The second annual Draft Combine is underway, running through Monday at Petco Park in San Diego, where 255 prospects are hoping to boost their stock.
Off the field, players will have the opportunity to participate in a series of medical and performance assessments and educational programming designed to prepare them for careers in professional baseball. On the field, they'll have the opportunity to participate in a pro-style showcase workout, as well as strength and performance assessments. And high school players will have the option to participate in a pair of games.
With everything going on this week, MLB Pipeline's Jim Callis has identified the three biggest stories to keep an eye on over the course of the event.

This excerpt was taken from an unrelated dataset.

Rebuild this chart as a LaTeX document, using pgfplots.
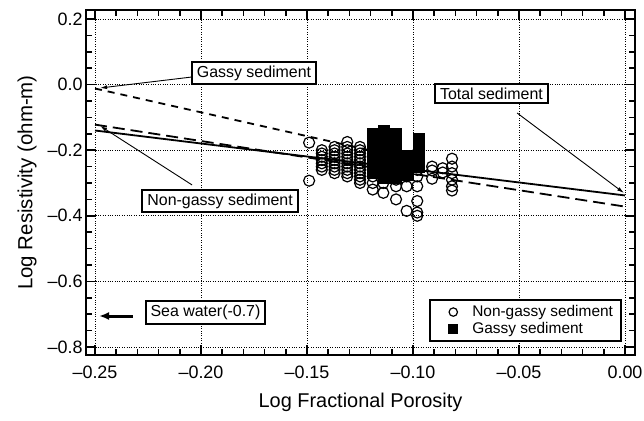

1. Connor Prielipp's chance to shine
Alabama left-hander Connor Prielipp, who's MLB's No. 24 Draft prospect, likely would be in the conversation to go 1-1 on July 17 had he not had to undergo Tommy John surgery in May 2021. As smoothly as his recovery has seemingly gone, MLB organizations have had just one opportunity to see him throw this year. That changes Friday, during MLB Network's broadcast live from the Combine.
"He's a guy who could factor in the middle of the first round," Callis said, "if all goes well."
2. The biggest bats taking big cuts on the big stage
"Termarr Johnson ... he's probably the best high school hitter to come out of the Draft in, it might be 20 years. Just a great swing -- you're going to see how the ball carries," Callis said. "Cam Collier ... he's still just 17. He's going to take BP. He's one of the best hitters in the Draft, too. Those guys are both potential top-10 picks."
3. Non-first-rounders dropping jaws
It's a simple fact of mathematics that not every exciting player can be a first-round pick, and there are prospects who aren't on the top of the rankings but who definitely capable of putting on a show. The Draft Combine gives them the chance to show the baseball world what they can do.
Jacob Misiorowski (No. 83), of Crowder JC, hadn't had the chance to be thoroughly scouted before this year, but he's gained a lot of attention quickly.
"He's up to 100 repeatedly, with a lot of extension," Callis said. "He's fun to watch. He's going to light up the guns."
Virginia Commonwealth corner infielder Tyler Locklear is ranked 107 among Pipeline's Draft Prospects and boasts serious power potential.
"One of the top power hitters in the college ranks," Callis said. "When we're measuring exit velocity and distance during BP on Friday, I'll bet he really puts on a show, as well."
Tennessee's Ben Joyce (No. 116), who threw a pitch at 105 mph earlier this year, was scheduled to throw a bullpen session Friday, but has opted not to.
"He throws as hard as just about anybody on a pitch-by-pitch basis," Callis said.